BRUSSELS (Reuters) - The Europe Union’s carbon market could be flooded with excess pollution permits over the next decade, cutting prices in half and depriving governments of billions in budgeted revenues, EU sources say.
“There’s a real concern of negative impacts on prices if the issue is not properly addressed,” one EU source said on condition of anonymity. “Some of the studies imply that carbon prices will collapse.”
It is not clear, however, whether European governments will support measures that would erode carbon prices, which would put a severe dent in budgeted government revenues in 2013-2020.
It would also undermine investment in green technology, a key economic driver in countries such as Germany and Denmark.
The new “energy services directive,” due in late June, will propose cutting energy consumption in buildings, vehicles and more controversially, industry.
Energy efficiency measures for building and transport are widely supported by many industries, as well as environmentalists.
But carbon market experts, including those in the Commission’s climate department, say it would be a mistake to put a further layer of regulation on top of the EU’s main tool for curbing greenhouse gas emissions — the Emissions Trading Scheme (ETS).
The ETS covers about 11,000 factories and power plants, forcing them to buy permits for each tonne of carbon dioxide they emit, and pushing down their combined emissions with a steadily decreasing cap.
But an overlying mandate for energy efficiency will reduce demand for permits — by about 400 million tonnes in 2013-2020, one EU source said — leaving them swilling around in the market, and exerting downward pressure on prices.
One leaked study seen by Reuters foresees carbon prices falling to 14 euros per tonne, compared to a business-as-usual price of 25 euros. Another sees the price dropping to zero.

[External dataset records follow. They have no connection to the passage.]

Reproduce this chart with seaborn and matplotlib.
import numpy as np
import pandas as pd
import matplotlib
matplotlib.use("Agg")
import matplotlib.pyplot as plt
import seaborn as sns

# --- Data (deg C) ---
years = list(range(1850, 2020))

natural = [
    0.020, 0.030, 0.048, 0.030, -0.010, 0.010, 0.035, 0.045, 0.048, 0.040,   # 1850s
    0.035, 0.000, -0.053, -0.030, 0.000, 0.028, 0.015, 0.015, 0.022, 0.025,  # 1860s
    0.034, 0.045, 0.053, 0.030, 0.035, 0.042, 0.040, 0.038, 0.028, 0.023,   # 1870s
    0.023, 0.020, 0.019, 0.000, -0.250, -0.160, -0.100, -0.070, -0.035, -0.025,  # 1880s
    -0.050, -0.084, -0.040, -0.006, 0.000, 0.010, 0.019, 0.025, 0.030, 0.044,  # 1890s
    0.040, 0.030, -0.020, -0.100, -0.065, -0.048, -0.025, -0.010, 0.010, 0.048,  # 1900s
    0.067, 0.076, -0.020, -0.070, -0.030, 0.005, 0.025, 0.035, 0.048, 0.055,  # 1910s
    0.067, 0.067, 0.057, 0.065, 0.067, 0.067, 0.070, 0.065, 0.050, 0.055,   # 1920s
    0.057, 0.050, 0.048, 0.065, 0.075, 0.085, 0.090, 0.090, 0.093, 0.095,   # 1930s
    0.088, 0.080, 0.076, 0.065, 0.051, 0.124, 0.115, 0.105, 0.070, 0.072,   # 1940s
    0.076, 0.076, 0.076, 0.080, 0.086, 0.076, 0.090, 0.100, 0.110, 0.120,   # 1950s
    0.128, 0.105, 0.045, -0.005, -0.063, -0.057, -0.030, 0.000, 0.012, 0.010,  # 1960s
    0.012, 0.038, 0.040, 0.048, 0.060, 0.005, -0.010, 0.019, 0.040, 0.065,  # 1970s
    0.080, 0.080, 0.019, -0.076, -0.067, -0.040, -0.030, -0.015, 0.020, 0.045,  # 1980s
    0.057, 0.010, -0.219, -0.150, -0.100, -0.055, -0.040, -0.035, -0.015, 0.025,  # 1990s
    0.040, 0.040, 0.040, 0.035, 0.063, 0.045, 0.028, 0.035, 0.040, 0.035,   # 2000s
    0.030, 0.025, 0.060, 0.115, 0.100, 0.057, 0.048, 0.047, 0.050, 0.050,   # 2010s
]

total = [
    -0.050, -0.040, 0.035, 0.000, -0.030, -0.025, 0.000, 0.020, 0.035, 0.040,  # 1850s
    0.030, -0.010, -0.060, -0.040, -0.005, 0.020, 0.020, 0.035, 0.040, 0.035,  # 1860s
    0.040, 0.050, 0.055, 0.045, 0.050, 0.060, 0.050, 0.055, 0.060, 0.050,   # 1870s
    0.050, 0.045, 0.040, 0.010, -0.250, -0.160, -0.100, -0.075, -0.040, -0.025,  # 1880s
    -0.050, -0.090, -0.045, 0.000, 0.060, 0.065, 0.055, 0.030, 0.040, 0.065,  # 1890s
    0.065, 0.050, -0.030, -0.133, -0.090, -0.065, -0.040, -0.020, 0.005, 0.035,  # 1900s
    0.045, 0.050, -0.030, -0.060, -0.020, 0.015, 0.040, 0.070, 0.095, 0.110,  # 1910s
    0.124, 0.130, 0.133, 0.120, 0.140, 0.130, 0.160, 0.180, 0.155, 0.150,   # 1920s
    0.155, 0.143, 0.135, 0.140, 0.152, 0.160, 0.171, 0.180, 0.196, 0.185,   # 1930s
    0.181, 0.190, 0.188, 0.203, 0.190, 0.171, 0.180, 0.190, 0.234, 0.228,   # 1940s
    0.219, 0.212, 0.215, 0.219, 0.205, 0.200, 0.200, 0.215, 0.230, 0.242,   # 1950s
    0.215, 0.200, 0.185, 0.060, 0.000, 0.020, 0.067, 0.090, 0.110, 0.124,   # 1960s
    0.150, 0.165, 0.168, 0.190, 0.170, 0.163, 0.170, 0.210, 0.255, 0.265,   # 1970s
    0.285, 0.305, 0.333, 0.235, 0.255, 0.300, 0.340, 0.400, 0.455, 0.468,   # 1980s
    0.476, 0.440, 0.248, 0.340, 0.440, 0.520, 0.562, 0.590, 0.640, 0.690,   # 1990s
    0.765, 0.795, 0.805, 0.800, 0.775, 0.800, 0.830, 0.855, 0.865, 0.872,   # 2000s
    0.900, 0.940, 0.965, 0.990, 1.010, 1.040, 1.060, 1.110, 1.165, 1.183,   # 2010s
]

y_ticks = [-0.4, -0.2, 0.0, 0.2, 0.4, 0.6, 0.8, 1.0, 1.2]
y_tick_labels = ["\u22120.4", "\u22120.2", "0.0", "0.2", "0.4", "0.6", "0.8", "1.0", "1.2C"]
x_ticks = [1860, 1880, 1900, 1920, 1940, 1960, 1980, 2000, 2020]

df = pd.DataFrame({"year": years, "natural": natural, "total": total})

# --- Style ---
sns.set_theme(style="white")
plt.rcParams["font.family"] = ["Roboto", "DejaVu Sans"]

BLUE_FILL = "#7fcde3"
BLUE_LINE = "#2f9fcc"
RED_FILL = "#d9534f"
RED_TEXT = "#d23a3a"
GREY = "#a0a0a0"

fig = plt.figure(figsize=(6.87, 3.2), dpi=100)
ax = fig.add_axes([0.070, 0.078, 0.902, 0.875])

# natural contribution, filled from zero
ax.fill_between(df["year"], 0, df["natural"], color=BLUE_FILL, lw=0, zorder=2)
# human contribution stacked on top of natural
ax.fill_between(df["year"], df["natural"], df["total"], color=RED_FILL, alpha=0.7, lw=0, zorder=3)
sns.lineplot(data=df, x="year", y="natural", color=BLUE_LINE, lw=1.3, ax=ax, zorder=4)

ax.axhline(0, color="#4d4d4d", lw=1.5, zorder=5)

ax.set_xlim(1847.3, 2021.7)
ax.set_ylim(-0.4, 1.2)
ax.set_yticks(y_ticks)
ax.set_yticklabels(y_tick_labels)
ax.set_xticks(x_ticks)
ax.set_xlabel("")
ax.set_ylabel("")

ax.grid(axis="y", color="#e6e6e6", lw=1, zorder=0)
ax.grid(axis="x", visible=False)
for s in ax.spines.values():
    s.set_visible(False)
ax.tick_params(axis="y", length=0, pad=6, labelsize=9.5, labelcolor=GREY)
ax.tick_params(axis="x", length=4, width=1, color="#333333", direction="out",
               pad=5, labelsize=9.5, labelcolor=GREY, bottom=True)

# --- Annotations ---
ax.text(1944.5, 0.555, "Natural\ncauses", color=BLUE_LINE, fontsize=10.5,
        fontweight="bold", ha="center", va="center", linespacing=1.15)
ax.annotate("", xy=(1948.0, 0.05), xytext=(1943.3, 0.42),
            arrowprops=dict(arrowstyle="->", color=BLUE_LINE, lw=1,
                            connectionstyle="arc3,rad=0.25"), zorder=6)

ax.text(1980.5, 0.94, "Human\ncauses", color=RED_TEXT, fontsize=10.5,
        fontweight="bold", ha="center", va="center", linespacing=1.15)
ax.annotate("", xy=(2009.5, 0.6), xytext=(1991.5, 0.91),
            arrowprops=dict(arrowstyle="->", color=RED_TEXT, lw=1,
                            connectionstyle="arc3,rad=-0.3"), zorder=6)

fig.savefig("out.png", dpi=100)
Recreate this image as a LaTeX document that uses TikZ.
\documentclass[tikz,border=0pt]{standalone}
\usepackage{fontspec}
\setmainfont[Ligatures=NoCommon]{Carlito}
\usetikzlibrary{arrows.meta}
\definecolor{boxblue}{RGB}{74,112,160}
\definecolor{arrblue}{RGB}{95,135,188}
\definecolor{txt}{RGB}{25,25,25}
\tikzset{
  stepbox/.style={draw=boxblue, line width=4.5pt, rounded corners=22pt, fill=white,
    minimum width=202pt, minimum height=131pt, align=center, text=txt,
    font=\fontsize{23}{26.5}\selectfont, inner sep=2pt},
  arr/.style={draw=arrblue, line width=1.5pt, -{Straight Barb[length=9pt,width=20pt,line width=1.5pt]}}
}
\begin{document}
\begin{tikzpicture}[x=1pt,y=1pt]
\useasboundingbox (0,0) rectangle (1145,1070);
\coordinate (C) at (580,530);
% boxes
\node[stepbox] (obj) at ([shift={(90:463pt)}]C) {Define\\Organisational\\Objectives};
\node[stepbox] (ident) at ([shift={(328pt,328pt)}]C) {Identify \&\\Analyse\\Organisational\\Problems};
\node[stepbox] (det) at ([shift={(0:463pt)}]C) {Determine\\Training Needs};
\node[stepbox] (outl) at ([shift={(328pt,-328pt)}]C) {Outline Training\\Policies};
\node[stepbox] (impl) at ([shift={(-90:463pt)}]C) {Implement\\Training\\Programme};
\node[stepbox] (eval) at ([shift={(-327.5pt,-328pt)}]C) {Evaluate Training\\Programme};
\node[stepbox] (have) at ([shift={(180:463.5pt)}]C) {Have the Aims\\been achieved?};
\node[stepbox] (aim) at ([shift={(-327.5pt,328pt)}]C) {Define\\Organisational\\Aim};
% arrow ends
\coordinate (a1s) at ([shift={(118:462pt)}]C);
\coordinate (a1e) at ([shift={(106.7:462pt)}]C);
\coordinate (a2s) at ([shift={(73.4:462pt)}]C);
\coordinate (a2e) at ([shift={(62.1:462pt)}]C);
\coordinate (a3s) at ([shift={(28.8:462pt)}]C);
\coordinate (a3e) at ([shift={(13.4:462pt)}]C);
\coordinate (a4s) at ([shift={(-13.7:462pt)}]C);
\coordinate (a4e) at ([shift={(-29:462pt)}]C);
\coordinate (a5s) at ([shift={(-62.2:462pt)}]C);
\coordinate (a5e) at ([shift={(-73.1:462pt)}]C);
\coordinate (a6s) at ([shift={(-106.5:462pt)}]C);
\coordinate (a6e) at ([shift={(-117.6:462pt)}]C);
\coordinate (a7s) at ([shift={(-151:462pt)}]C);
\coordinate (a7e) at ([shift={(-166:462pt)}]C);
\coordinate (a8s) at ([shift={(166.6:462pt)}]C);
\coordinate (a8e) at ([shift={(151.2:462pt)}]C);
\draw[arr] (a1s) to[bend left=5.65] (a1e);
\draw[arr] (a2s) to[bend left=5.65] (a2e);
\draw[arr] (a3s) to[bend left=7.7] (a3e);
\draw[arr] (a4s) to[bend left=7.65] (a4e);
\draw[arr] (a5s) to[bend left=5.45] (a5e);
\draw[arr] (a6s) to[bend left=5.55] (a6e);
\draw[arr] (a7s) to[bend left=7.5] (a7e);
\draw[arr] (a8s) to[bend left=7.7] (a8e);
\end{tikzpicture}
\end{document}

“The energy services directive could potentially wipe out billions of euros for governments across the EU, unless EU ETS allowances are set aside,” said Sanjeev Kumar at environment consultancy E3G.
The Commission’s energy spokeswoman, Marlene Holzner, declined to comment.
Carbon traders are also worried.
“The European Commission seems to be going back to the bad old days,” said Henry Derwent, president of the International Emissions Trading Association (IETA). “We have a creeping re-ascendency of command and control in a part of the world economy that once prided itself on being market oriented,” he added.
The problem was initially foreseen by the Commission’s climate team, under climate commissioner Connie Hedegaard, in a strategy paper in February.
But her proposal to balance out the problem by setting aside the excess permits was attacked by some of her colleagues, who sought to protect industry from high carbon prices.
EU carbon market experts were divided over whether the dispute had arisen from clumsy policy-making, or if energy commissioner Guenther Oettinger in fact aimed to curb the role of the ETS.
The leaked impact assessment suggested the impact might be no accident — that the Commission’s energy department is pushing for a fundamental shift, with carbon prices no longer playing the prime role in decarbonisation.
“The total cost for industry will diminish, leading (to) an increased competitiveness in global markets,” said the assessment.
Heavy industry favors a low carbon price and has gained increasing political influence over EU climate policy since the economic crisis.
“We do worry a lot that there is not much coordination between those working on the taxation, the regulation and the pricing of carbon,” said IETA’s Derwent.